One of the highlights of the comet discovery was the communication I had with other people that have discovered comets in Canada. All of them understand what that special feeling is of finding something for the first time and having your name put up into the sky. They all agreed that finding a comet visually was the ultimate thrill. I think Michael Oates from the UK put it best in his email to me:
From: Michael Oates
Sent: Friday, September 21, 2001 7:28 AM
To: Petriew, Vance
Subject: Re: SWAN animation
Vance, I just want to congratulate you on your wonderful discovery, even though I have found 129 comets, I can safely say I would rather trade in quite a few of those for a visual discovery. That may sound daft, but there seems to be something rather special about finding one with your own eyes!
I'm also very appreciative of the number of contacts I have made with others astronomers that share that enthusiasm for the night sky. Many of the seasoned and professional astronomers mentioned how wonderful it was to see an amateur find a comet before the automated telescopes like LINEAR and NEAT. At the time of the discovery, I didn't realize how rare amateur comet discoveries had become over the last few years but I soon learned from Maik Meyer's website (http://www.comethunter.de/).

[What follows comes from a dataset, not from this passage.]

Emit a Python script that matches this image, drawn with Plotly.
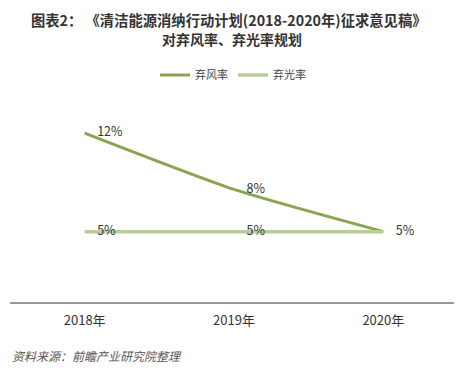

Eventhough the comet was not especially bright in this pass around the sun, there is a good chance that it will come very close to Earth in future orbits. I'm just grateful that my comet is a short period one since most comet discoverers agree that a short period comet is the next best thing to a big bright one like Hale-Bopp. One of the best things about the comet is that fact that I'll be able to show it to my children and grandchildren for years to come. That makes me very happy!
So what do I say when people ask my how I feel about the comet discovery, "VERY COOL!"